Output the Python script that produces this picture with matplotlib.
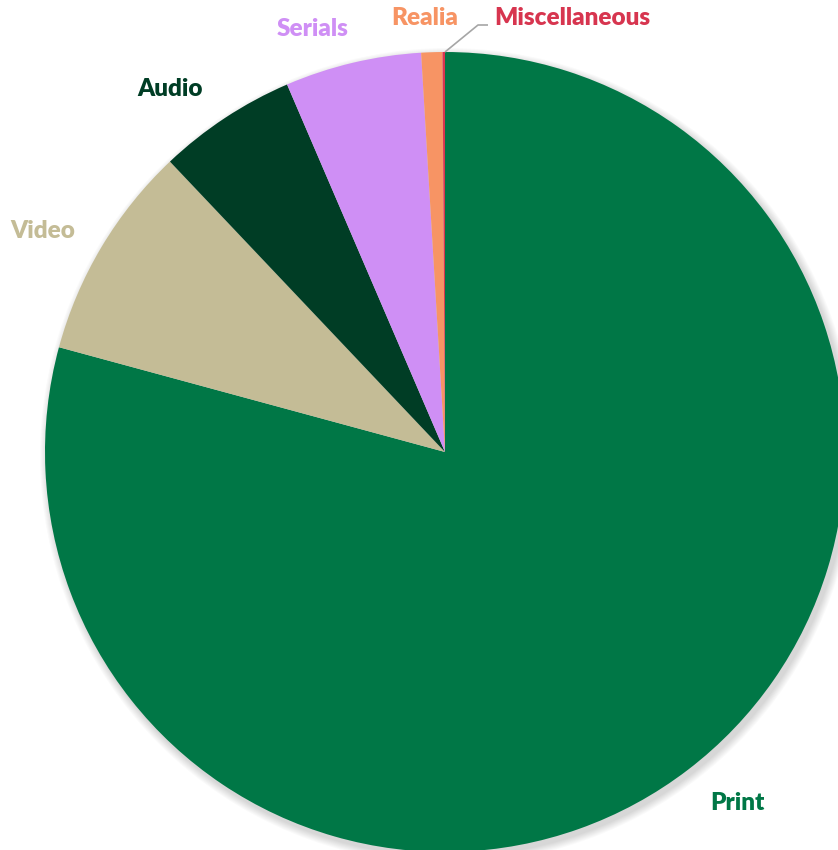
import matplotlib
matplotlib.use("Agg")
import matplotlib.pyplot as plt
from matplotlib.patches import Circle

categories = ["Print", "Video", "Audio", "Serials", "Realia", "Miscellaneous"]
values = [79.1, 8.7, 5.6, 5.5, 0.85, 0.1]
colors = ["#007746", "#C4BC96", "#003D25", "#CF8FF5", "#F79464", "#D7354F"]
label_colors = ["#007746", "#C4BC96", "#003D25", "#CF8FF5", "#F79464", "#D7354F"]

W, H = 838, 850
fig = plt.figure(figsize=(W / 100, H / 100), dpi=100)
ax = fig.add_axes([0, 0, 1, 1])

cx, cy, r = 445, H - 452, 400

# soft shadow
for i in range(8):
    ax.add_patch(Circle((cx + 3, cy - 4), r + 8 - i, color="black",
                        alpha=0.018, lw=0, zorder=0))

wedges, _ = ax.pie(values, colors=colors, startangle=90, counterclock=False,
                   center=(cx, cy), radius=r, frame=True,
                   wedgeprops=dict(linewidth=0))
ax.set_xlim(0, W)
ax.set_ylim(0, H)
ax.set_aspect("equal")
ax.axis("off")

label_pos = [(737, 803), (43, 231), (170, 89), (313, 29), (425, 18), (572, 18)]
font = dict(family="Lato", fontweight="heavy", fontsize=17.5)
for name, (x, y), c in zip(categories, label_pos, label_colors):
    ax.text(x, H - y, name, color=c, ha="center", va="center", **font)

# leader line for Miscellaneous
ax.plot([445, 478, 488], [H - 52, H - 25, H - 25], color="#A6A6A6", lw=1.2,
        solid_capstyle="butt")

fig.savefig("out.png", dpi=100)
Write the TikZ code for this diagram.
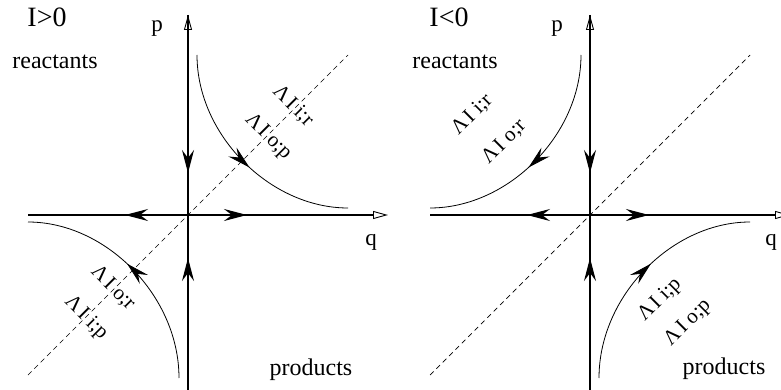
\documentclass[tikz,border=0pt]{standalone}
\usepackage{fontspec}
\setmainfont{Liberation Serif}
\usetikzlibrary{arrows.meta,decorations.markings}
\newcommand{\lam}[1]{Λ\kern0.12em I\kern0.25em #1}
\begin{document}
\begin{tikzpicture}[x=1pt,y=-1pt,
  axis/.style={line width=1.1pt, -{Triangle[open,length=15pt,width=8pt,line width=0.9pt]}},
  flow/.style={line width=1.1pt, -{Stealth[length=23pt,width=12pt,inset=8pt]}},
  traj/.style={line width=0.8pt},
  diag/.style={line width=0.7pt, dash pattern=on 5pt off 4pt},
  flowmark/.style={postaction={decorate}, decoration={markings, mark=at position #1 with {\arrow{Stealth[length=23pt,width=12pt,inset=8pt]}}}},
  lbl/.style={inner sep=0pt, font=\fontsize{21}{24}\selectfont},
  big/.style={inner sep=0pt, font=\fontsize{28}{30}\selectfont},
  txt/.style={inner sep=0pt, font=\fontsize{24}{26}\selectfont},
  ax/.style={inner sep=0pt, font=\fontsize{23}{25}\selectfont}
]
\useasboundingbox (0,0) rectangle (781,390);

% ---------------- left panel (I>0) ----------------
\coordinate (LO) at (188,215);
\coordinate (LvB) at (188,390);
\coordinate (LvT) at (188,15);
\coordinate (LhL) at (28,215);
\coordinate (LhR) at (388,215);
\coordinate (LtW) at (125,215);
\coordinate (LtE) at (247,215);
\coordinate (LtN) at (188,173);
\coordinate (LtS) at (188,258);
\coordinate (LdA) at (28,375);
\coordinate (LdB) at (348,55);
\coordinate (LuA) at (197,55);
\coordinate (LuB) at (348,208);
\coordinate (LlA) at (179,378);
\coordinate (LlB) at (28,222);

\draw[diag] (LdA) -- (LdB);
\draw[axis] (LvB) -- (LvT);
\draw[axis] (LhL) -- (LhR);
\draw[flow] (LO) -- (LtW);
\draw[flow] (LO) -- (LtE);
\draw[flow] (LvT) -- (LtN);
\draw[flow] (LvB) -- (LtS);
\draw[traj, flowmark=0.54] (LuA) .. controls (197,135) and (270,208) .. (LuB);
\draw[traj, flowmark=0.54] (LlA) .. controls (179,296) and (106,222) .. (LlB);

\node[big] (Lsign) at (47,17) {I>0};
\node[txt] (Lreac) at (55,62) {reactants};
\node[txt] (Lprod) at (311,370) {products};
\node[ax] (Lp) at (157,29) {p};
\node[ax] (Lq) at (371,242) {q};
\node[lbl, rotate=-45] (Lir) at (293,106) {\lam{i;r}};
\node[lbl, rotate=-45] (Lop) at (268,137) {\lam{o;p}};
\node[lbl, rotate=-45] (Lor) at (113,288) {\lam{o;r}};
\node[lbl, rotate=-45] (Lip) at (86,318) {\lam{i;p}};

% ---------------- right panel (I<0) ----------------
\coordinate (RO) at (590,215);
\coordinate (RvB) at (590,390);
\coordinate (RvT) at (590,15);
\coordinate (RhL) at (430,215);
\coordinate (RhR) at (790,215);
\coordinate (RtW) at (527,215);
\coordinate (RtE) at (649,215);
\coordinate (RtN) at (590,173);
\coordinate (RtS) at (590,258);
\coordinate (RdA) at (430,375);
\coordinate (RdB) at (750,55);
\coordinate (RuA) at (581,55);
\coordinate (RuB) at (430,208);
\coordinate (RlA) at (599,378);
\coordinate (RlB) at (750,222);

\draw[diag] (RdA) -- (RdB);
\draw[axis] (RvB) -- (RvT);
\draw[axis] (RhL) -- (RhR);
\draw[flow] (RO) -- (RtW);
\draw[flow] (RO) -- (RtE);
\draw[flow] (RvT) -- (RtN);
\draw[flow] (RvB) -- (RtS);
\draw[traj, flowmark=0.54] (RuA) .. controls (581,135) and (508,208) .. (RuB);
\draw[traj, flowmark=0.54] (RlA) .. controls (599,296) and (672,222) .. (RlB);

\node[big] (Rsign) at (449,17) {I<0};
\node[txt] (Rreac) at (455,62) {reactants};
\node[txt] (Rprod) at (724,369) {products};
\node[ax] (Rp) at (557,29) {p};
\node[ax] (Rq) at (771,242) {q};
\node[lbl, rotate=45] (Rir) at (472,115) {\lam{i;r}};
\node[lbl, rotate=45] (Ror) at (504,142) {\lam{o;r}};
\node[lbl, rotate=45] (Rip) at (660,300) {\lam{i;p}};
\node[lbl, rotate=45] (Rop) at (688,323) {\lam{o;p}};
\end{tikzpicture}
\end{document}
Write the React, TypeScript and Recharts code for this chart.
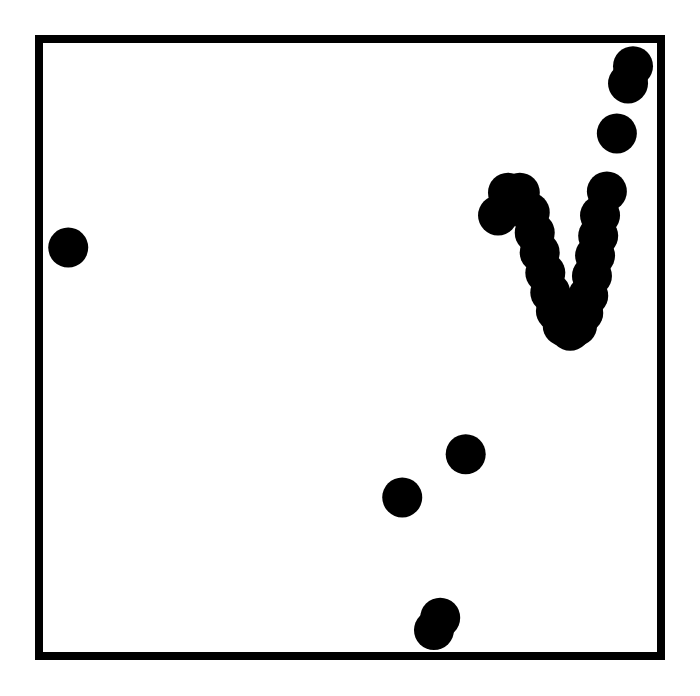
□ □ □ □
Given request | Reproduce every record word for word. The copy must contain no pictures.

Task answer |
Output the Python script that produces this picture with matplotlib.
import matplotlib
matplotlib.use("Agg")
import matplotlib.pyplot as plt
from matplotlib.patches import Circle

categories = ["Print", "Video", "Audio", "Serials", "Realia", "Miscellaneous"]
values = [79.1, 8.7, 5.6, 5.5, 0.85, 0.1]
colors = ["#007746", "#C4BC96", "#003D25", "#CF8FF5", "#F79464", "#D7354F"]
label_colors = ["#007746", "#C4BC96", "#003D25", "#CF8FF5", "#F79464", "#D7354F"]

W, H = 838, 850
fig = plt.figure(figsize=(W / 100, H / 100), dpi=100)
ax = fig.add_axes([0, 0, 1, 1])

cx, cy, r = 445, H - 452, 400

# soft shadow
for i in range(8):
    ax.add_patch(Circle((cx + 3, cy - 4), r + 8 - i, color="black",
                        alpha=0.018, lw=0, zorder=0))

wedges, _ = ax.pie(values, colors=colors, startangle=90, counterclock=False,
                   center=(cx, cy), radius=r, frame=True,
                   wedgeprops=dict(linewidth=0))
ax.set_xlim(0, W)
ax.set_ylim(0, H)
ax.set_aspect("equal")
ax.axis("off")

label_pos = [(737, 803), (43, 231), (170, 89), (313, 29), (425, 18), (572, 18)]
font = dict(family="Lato", fontweight="heavy", fontsize=17.5)
for name, (x, y), c in zip(categories, label_pos, label_colors):
    ax.text(x, H - y, name, color=c, ha="center", va="center", **font)

# leader line for Miscellaneous
ax.plot([445, 478, 488], [H - 52, H - 25, H - 25], color="#A6A6A6", lw=1.2,
        solid_capstyle="butt")

fig.savefig("out.png", dpi=100)
Write the TikZ code for this diagram.
\documentclass[tikz,border=0pt]{standalone}
\usepackage{fontspec}
\setmainfont{Liberation Serif}
\usetikzlibrary{arrows.meta,decorations.markings}
\newcommand{\lam}[1]{Λ\kern0.12em I\kern0.25em #1}
\begin{document}
\begin{tikzpicture}[x=1pt,y=-1pt,
  axis/.style={line width=1.1pt, -{Triangle[open,length=15pt,width=8pt,line width=0.9pt]}},
  flow/.style={line width=1.1pt, -{Stealth[length=23pt,width=12pt,inset=8pt]}},
  traj/.style={line width=0.8pt},
  diag/.style={line width=0.7pt, dash pattern=on 5pt off 4pt},
  flowmark/.style={postaction={decorate}, decoration={markings, mark=at position #1 with {\arrow{Stealth[length=23pt,width=12pt,inset=8pt]}}}},
  lbl/.style={inner sep=0pt, font=\fontsize{21}{24}\selectfont},
  big/.style={inner sep=0pt, font=\fontsize{28}{30}\selectfont},
  txt/.style={inner sep=0pt, font=\fontsize{24}{26}\selectfont},
  ax/.style={inner sep=0pt, font=\fontsize{23}{25}\selectfont}
]
\useasboundingbox (0,0) rectangle (781,390);

% ---------------- left panel (I>0) ----------------
\coordinate (LO) at (188,215);
\coordinate (LvB) at (188,390);
\coordinate (LvT) at (188,15);
\coordinate (LhL) at (28,215);
\coordinate (LhR) at (388,215);
\coordinate (LtW) at (125,215);
\coordinate (LtE) at (247,215);
\coordinate (LtN) at (188,173);
\coordinate (LtS) at (188,258);
\coordinate (LdA) at (28,375);
\coordinate (LdB) at (348,55);
\coordinate (LuA) at (197,55);
\coordinate (LuB) at (348,208);
\coordinate (LlA) at (179,378);
\coordinate (LlB) at (28,222);

\draw[diag] (LdA) -- (LdB);
\draw[axis] (LvB) -- (LvT);
\draw[axis] (LhL) -- (LhR);
\draw[flow] (LO) -- (LtW);
\draw[flow] (LO) -- (LtE);
\draw[flow] (LvT) -- (LtN);
\draw[flow] (LvB) -- (LtS);
\draw[traj, flowmark=0.54] (LuA) .. controls (197,135) and (270,208) .. (LuB);
\draw[traj, flowmark=0.54] (LlA) .. controls (179,296) and (106,222) .. (LlB);

\node[big] (Lsign) at (47,17) {I>0};
\node[txt] (Lreac) at (55,62) {reactants};
\node[txt] (Lprod) at (311,370) {products};
\node[ax] (Lp) at (157,29) {p};
\node[ax] (Lq) at (371,242) {q};
\node[lbl, rotate=-45] (Lir) at (293,106) {\lam{i;r}};
\node[lbl, rotate=-45] (Lop) at (268,137) {\lam{o;p}};
\node[lbl, rotate=-45] (Lor) at (113,288) {\lam{o;r}};
\node[lbl, rotate=-45] (Lip) at (86,318) {\lam{i;p}};

% ---------------- right panel (I<0) ----------------
\coordinate (RO) at (590,215);
\coordinate (RvB) at (590,390);
\coordinate (RvT) at (590,15);
\coordinate (RhL) at (430,215);
\coordinate (RhR) at (790,215);
\coordinate (RtW) at (527,215);
\coordinate (RtE) at (649,215);
\coordinate (RtN) at (590,173);
\coordinate (RtS) at (590,258);
\coordinate (RdA) at (430,375);
\coordinate (RdB) at (750,55);
\coordinate (RuA) at (581,55);
\coordinate (RuB) at (430,208);
\coordinate (RlA) at (599,378);
\coordinate (RlB) at (750,222);

\draw[diag] (RdA) -- (RdB);
\draw[axis] (RvB) -- (RvT);
\draw[axis] (RhL) -- (RhR);
\draw[flow] (RO) -- (RtW);
\draw[flow] (RO) -- (RtE);
\draw[flow] (RvT) -- (RtN);
\draw[flow] (RvB) -- (RtS);
\draw[traj, flowmark=0.54] (RuA) .. controls (581,135) and (508,208) .. (RuB);
\draw[traj, flowmark=0.54] (RlA) .. controls (599,296) and (672,222) .. (RlB);

\node[big] (Rsign) at (449,17) {I<0};
\node[txt] (Rreac) at (455,62) {reactants};
\node[txt] (Rprod) at (724,369) {products};
\node[ax] (Rp) at (557,29) {p};
\node[ax] (Rq) at (771,242) {q};
\node[lbl, rotate=45] (Rir) at (472,115) {\lam{i;r}};
\node[lbl, rotate=45] (Ror) at (504,142) {\lam{o;r}};
\node[lbl, rotate=45] (Rip) at (660,300) {\lam{i;p}};
\node[lbl, rotate=45] (Rop) at (688,323) {\lam{o;p}};
\end{tikzpicture}
\end{document}
Write the React, TypeScript and Recharts code for this chart.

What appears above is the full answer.